-------- Entries
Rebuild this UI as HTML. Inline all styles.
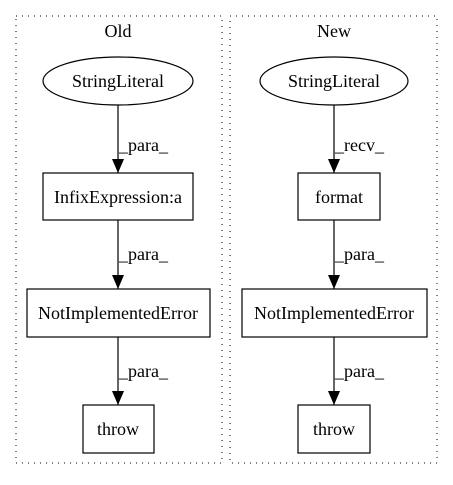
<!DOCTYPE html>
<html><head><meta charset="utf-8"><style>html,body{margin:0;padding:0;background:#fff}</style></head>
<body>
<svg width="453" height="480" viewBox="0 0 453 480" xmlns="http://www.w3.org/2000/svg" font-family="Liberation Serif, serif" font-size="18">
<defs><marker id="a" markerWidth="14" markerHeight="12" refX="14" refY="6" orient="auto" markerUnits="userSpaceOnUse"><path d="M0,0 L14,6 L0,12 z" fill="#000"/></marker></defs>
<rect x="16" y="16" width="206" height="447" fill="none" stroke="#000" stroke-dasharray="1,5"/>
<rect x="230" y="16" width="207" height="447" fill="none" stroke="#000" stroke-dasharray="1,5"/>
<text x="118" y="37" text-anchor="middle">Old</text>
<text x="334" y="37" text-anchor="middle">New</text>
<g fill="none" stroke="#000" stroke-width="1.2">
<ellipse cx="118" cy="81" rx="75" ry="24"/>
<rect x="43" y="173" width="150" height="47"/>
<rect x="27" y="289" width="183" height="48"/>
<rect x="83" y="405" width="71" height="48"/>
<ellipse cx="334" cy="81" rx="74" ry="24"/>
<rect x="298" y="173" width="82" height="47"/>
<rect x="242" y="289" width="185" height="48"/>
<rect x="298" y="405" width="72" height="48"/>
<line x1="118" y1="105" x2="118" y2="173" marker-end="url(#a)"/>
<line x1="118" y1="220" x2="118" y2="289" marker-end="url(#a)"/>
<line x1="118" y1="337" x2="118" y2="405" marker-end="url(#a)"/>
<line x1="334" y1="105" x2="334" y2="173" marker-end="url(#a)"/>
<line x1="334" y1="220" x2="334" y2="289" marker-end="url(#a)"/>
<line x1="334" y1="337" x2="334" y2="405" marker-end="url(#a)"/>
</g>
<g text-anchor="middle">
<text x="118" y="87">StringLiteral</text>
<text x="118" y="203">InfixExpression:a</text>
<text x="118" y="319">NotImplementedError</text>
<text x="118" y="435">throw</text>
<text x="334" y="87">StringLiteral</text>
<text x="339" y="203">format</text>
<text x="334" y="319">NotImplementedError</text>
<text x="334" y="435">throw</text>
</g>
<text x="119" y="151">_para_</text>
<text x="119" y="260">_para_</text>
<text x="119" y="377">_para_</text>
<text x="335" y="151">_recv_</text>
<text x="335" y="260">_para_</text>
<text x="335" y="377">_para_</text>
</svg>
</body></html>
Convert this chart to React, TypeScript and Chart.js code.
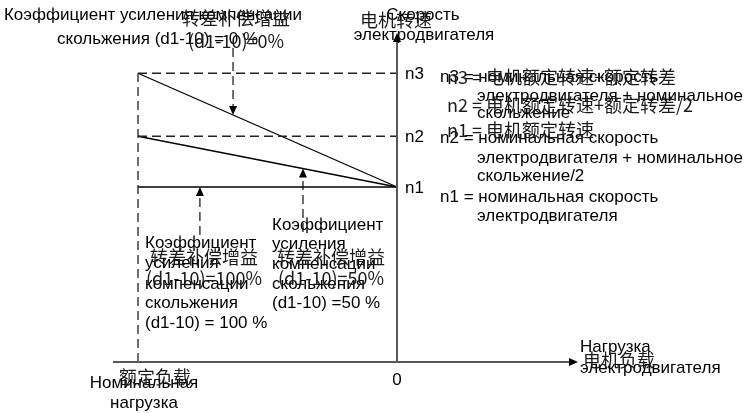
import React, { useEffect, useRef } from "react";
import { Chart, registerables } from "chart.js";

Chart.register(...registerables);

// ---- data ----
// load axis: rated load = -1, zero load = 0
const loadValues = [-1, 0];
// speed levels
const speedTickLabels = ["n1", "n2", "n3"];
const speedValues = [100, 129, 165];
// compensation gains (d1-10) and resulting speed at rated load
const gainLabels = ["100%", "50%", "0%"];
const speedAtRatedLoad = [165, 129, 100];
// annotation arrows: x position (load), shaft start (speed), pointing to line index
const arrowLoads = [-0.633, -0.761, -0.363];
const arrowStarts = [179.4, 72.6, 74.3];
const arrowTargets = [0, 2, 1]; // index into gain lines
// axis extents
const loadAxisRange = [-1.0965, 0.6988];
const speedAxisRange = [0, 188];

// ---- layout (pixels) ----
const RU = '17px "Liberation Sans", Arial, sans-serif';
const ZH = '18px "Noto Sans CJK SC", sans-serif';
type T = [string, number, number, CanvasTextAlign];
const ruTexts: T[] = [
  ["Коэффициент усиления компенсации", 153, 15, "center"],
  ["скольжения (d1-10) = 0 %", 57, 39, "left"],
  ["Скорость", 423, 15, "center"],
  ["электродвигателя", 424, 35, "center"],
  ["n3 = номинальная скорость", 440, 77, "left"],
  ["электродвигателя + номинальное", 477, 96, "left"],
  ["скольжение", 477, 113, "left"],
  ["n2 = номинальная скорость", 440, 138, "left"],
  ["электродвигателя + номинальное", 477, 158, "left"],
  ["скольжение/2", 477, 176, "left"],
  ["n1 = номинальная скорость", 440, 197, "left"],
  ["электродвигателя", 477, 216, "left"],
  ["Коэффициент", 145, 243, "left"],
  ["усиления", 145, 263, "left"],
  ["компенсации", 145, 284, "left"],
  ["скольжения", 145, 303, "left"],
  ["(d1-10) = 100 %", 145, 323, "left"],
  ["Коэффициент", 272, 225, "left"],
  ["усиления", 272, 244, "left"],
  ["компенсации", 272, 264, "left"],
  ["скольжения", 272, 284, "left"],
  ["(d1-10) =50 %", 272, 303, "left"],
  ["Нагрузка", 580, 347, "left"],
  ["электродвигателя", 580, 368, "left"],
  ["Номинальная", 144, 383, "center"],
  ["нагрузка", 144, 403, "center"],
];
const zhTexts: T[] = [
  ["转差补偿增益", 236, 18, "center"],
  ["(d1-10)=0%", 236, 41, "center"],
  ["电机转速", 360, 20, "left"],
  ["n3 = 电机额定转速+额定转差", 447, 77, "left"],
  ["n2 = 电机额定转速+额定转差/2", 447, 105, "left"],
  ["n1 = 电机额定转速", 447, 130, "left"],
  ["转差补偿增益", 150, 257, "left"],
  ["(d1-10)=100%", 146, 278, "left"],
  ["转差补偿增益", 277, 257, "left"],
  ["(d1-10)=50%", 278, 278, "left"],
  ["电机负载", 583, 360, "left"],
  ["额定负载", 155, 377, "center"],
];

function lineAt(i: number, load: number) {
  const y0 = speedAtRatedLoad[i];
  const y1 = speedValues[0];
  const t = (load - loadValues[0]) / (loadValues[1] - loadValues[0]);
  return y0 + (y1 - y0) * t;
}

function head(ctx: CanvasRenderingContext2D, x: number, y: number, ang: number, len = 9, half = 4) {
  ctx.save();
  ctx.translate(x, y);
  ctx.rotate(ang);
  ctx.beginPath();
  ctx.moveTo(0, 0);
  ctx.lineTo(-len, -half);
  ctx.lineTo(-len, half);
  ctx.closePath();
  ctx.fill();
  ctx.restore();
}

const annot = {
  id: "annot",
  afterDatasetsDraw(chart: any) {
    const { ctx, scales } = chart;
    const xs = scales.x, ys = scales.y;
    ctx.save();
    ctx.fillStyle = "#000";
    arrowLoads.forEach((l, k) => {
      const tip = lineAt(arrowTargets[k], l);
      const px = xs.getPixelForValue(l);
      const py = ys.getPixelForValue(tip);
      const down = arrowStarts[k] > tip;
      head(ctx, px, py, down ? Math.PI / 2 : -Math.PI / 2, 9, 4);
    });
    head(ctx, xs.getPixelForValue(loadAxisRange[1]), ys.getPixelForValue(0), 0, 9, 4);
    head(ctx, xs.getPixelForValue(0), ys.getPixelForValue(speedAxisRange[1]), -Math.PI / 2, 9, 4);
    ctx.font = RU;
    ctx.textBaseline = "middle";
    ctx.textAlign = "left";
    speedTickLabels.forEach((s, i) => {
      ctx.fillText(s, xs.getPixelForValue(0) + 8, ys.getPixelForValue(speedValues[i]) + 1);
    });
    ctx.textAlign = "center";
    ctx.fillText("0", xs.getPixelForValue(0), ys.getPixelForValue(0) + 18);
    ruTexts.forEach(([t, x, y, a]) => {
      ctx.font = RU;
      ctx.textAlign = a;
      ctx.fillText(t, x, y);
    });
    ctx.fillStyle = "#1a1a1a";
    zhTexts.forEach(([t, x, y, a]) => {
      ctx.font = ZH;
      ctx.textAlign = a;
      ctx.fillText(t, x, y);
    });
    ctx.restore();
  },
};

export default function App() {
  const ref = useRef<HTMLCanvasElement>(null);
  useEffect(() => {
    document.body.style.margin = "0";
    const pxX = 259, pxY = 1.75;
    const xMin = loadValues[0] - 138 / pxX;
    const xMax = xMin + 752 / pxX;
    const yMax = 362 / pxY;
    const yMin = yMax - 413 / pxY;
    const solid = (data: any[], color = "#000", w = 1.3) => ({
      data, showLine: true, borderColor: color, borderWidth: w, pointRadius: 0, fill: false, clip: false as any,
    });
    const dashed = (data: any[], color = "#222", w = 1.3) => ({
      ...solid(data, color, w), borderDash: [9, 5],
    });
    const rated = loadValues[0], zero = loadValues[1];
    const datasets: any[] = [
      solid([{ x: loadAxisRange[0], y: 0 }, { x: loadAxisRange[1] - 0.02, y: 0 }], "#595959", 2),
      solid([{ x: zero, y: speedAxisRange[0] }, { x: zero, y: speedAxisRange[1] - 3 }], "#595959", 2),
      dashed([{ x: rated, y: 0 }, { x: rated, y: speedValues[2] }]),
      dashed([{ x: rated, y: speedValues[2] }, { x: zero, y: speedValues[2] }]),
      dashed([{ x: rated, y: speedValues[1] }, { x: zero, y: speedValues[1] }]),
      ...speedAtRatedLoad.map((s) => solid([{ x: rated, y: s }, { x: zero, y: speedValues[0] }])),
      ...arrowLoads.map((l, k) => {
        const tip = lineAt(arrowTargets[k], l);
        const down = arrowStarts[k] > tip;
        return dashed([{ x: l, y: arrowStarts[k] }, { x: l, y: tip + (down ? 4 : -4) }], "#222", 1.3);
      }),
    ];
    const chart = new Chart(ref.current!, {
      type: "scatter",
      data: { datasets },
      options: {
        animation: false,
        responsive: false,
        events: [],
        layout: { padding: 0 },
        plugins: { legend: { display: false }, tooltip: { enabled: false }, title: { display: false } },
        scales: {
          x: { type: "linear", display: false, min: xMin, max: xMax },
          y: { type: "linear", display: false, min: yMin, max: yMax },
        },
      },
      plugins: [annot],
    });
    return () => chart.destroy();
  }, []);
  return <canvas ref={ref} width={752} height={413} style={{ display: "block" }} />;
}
----------------
§ **Exercise directions**: Write out the lines from the one containing "Convert this chart" down to the one containing "Chart.register(...registerables);", both included, exactly as they appear. Leave out any pictures.

§ **Result for this task**:
Convert this chart to React, TypeScript and Chart.js code.
import React, { useEffect, useRef } from "react";
import { Chart, registerables } from "chart.js";

Chart.register(...registerables);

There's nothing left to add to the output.